-- begin Given information --

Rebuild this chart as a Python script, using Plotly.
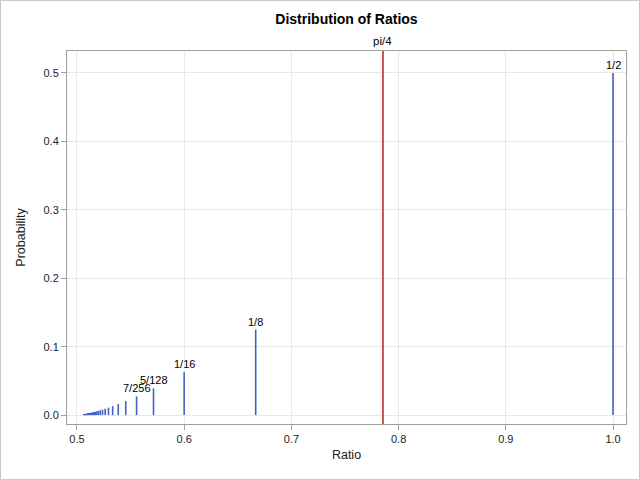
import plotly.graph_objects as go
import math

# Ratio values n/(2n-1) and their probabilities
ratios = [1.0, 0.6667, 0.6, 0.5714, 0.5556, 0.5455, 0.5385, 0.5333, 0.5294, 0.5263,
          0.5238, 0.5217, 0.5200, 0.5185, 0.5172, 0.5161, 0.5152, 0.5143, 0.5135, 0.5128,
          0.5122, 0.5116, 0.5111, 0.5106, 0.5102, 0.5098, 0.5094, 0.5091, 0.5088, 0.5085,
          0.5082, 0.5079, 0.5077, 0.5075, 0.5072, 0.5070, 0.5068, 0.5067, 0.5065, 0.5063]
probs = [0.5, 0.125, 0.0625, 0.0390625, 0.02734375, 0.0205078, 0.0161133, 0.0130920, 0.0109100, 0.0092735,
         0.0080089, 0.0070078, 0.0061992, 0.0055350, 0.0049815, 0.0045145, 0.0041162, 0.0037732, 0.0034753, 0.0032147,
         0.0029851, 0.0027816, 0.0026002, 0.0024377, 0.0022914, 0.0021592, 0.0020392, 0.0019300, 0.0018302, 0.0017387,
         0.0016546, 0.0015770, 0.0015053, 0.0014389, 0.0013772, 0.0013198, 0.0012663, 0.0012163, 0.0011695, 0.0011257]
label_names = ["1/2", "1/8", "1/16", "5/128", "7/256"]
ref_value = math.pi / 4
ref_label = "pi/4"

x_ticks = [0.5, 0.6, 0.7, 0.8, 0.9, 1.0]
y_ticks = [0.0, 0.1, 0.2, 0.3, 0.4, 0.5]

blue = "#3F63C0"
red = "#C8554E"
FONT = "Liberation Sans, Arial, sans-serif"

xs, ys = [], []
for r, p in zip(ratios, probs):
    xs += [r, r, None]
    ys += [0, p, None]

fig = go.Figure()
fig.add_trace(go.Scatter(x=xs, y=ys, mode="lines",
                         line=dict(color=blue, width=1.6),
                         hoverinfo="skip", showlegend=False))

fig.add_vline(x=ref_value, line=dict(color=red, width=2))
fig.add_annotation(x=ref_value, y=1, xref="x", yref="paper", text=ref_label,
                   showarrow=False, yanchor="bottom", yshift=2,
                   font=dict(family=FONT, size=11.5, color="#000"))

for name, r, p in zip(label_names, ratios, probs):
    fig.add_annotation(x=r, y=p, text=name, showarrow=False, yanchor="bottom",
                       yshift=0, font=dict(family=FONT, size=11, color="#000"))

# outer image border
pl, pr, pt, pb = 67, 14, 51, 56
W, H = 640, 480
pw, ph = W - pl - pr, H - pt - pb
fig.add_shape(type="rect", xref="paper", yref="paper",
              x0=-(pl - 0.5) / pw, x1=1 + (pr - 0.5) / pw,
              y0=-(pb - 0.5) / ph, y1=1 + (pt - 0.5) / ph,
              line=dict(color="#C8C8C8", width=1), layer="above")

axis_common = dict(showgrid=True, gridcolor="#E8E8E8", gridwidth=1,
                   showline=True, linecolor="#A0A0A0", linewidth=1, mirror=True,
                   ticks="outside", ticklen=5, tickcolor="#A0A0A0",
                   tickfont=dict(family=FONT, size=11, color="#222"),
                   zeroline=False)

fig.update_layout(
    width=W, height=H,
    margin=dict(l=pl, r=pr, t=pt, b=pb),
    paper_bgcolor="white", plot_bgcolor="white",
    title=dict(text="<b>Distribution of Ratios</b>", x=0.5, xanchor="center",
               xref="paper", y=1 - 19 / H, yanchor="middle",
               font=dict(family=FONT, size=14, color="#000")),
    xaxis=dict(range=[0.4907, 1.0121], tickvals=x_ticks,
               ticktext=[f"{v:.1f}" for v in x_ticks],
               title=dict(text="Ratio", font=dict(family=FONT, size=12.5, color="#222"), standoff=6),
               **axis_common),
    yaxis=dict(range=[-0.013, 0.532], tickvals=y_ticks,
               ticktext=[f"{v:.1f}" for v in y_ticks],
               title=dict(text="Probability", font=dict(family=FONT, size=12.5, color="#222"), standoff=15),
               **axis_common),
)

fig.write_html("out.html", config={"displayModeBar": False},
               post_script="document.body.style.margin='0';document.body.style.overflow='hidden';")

-- end Given information --

● Task to carry out: Could the lines from the top of the material through the line with "import math" be repeated exactly, pictures left out?

● Result for this exercise:
Rebuild this chart as a Python script, using Plotly.
import plotly.graph_objects as go
import math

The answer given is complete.